Armah's sabbatical plans and Denison's economics department were a winning fit. As a specialist in the economic development of African countries, Armah could contribute in a number of ways to Denison's community, and the reputation of Denison's economics department convinced Armah it would be a productive location for his research, which included education in Ghana, culture and corruption, and eldercare.

He also valued the ready-made community of related disciplines: “As a liberal arts school with an anthropology department, political science, ecology, African studies and economics, I have a rich set of people [at Denison] that I can collaborate with.”

That summer, three Denison professors visited Ashesi for a week to further build ties between the two institutions: Jessen Havill (computer science and data analytics), Veerendra Lele (anthropology/sociology), and May Mei (math). Professor Armah arrived in Granville from Ghana for the fall semester soon after their return. 

armah in economics department-higley

Armah’s time at Denison wasn't his first experience in the United States or with liberal arts learning. He received his undergraduate degree in engineering from Swarthmore College, a master’s in economics from Emory University and a doctorate in agricultural economics from the University of Illinois at Urbana-Champaign.

At that time, economics was very insular. Nobody really cared about development, especially what I was interested in, which was understanding cocoa and cash crops and how they contribute to the economy,” Armah points out. “My country then was heavily into developing cocoa.”

We [in Ghana] need to ensure the quality of our academics. So I need to learn from a school that has done this.
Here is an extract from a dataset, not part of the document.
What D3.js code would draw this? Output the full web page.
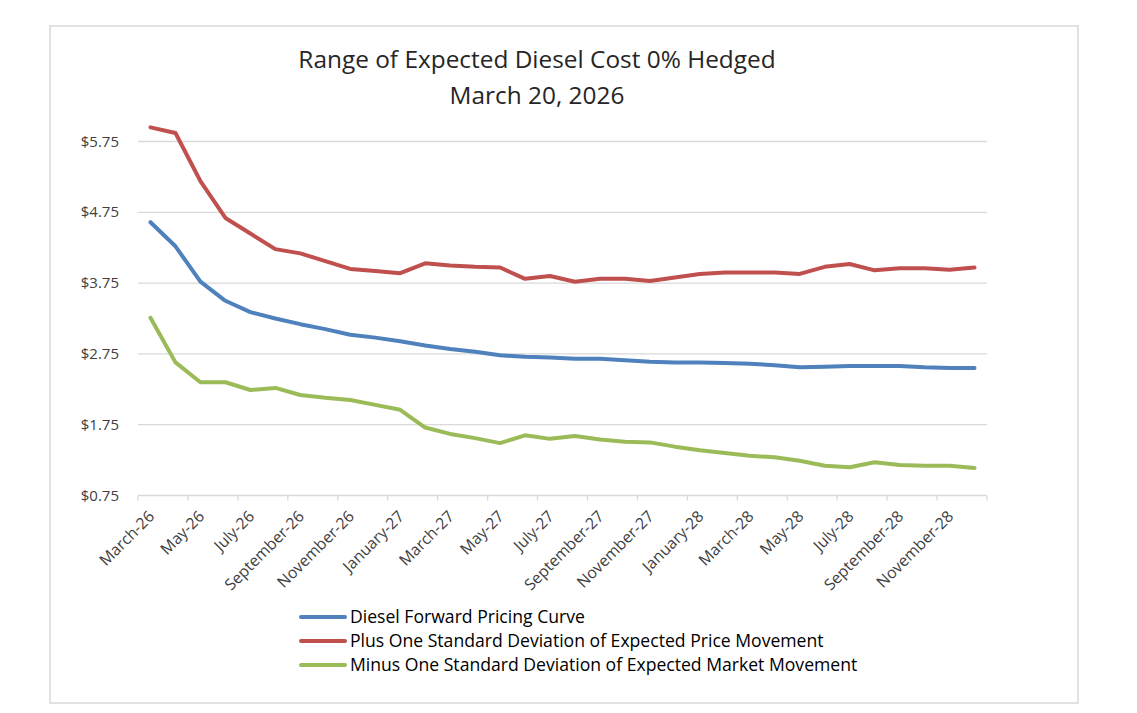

I need to see how it works.”

Returning home to Ghana after his American education to care for his parents, Armah began teaching at Ashesi University, which was founded in 2002. “Ashesi [which means “beginning”] was — and still is — the only liberal arts college in Ghana. I was educated at liberal arts schools, I know how they're run. So I can really contribute here.” 

Professor and Chair of Economics at Denison, Andrea Ziegert, looks back at Armah's contributions during his semester here: “We learned about the complications that corruption brings to economic development in Africa through the research Stephen shared. And our discussions of curriculum have led us to develop a joint economic development course with Ashesi and Denison students.”

As often happens in a close community, he shared from life experience as well as from academic knowledge — Ziegert recalled a department meeting where there was a conversation about diversity in the economics profession, including in the classroom. “[Armah] shared his experience of what it was like to always be the only black person in his graduate studies. He was very willing to use that experience to help us think about how we could make our classrooms better learning environments.”

Armah was also a guest speaker in a Latin American Economic Development course led by Assistant Professor Luis Villanueva. “My students enjoyed and shared very positive comments about Stephen’s lecture on foreign aid in Sub-Saharan African countries,” he said. “His lecture helped my students to gain a broader perspective on issues faced by developing countries.”

Now home again in Ghana, Armah is a senior lecturer in the business administration department at Ashesi. But the door is open for continuing research opportunities with Denison, as well as summer research collaborations, faculty exchange programs and off-campus study with both schools.

Armah and his Denison colleague, Luis Villanueva, are planning a discussion-based, collaborative class that will be taught at Ashesi and Denison in the fall of 2017. “Sessions will be recorded and exchanged, and then at the end, students will write response papers that have to incorporate culture from both mediums to make sure that students actually understand the issues at hand,” said Armah.

And a new research focus has emerged from their collaboration. “We're both specialists in economic development, I specialize in Latin American countries and Stephen in African countries,” said Villanueva. “Stephen and I are currently working on a joint project exploring the reason behind the low economic growth in Mexico and Ghana, two developing countries that have pursued the export-led development strategy since the 1980s but have experienced very low economic growth.”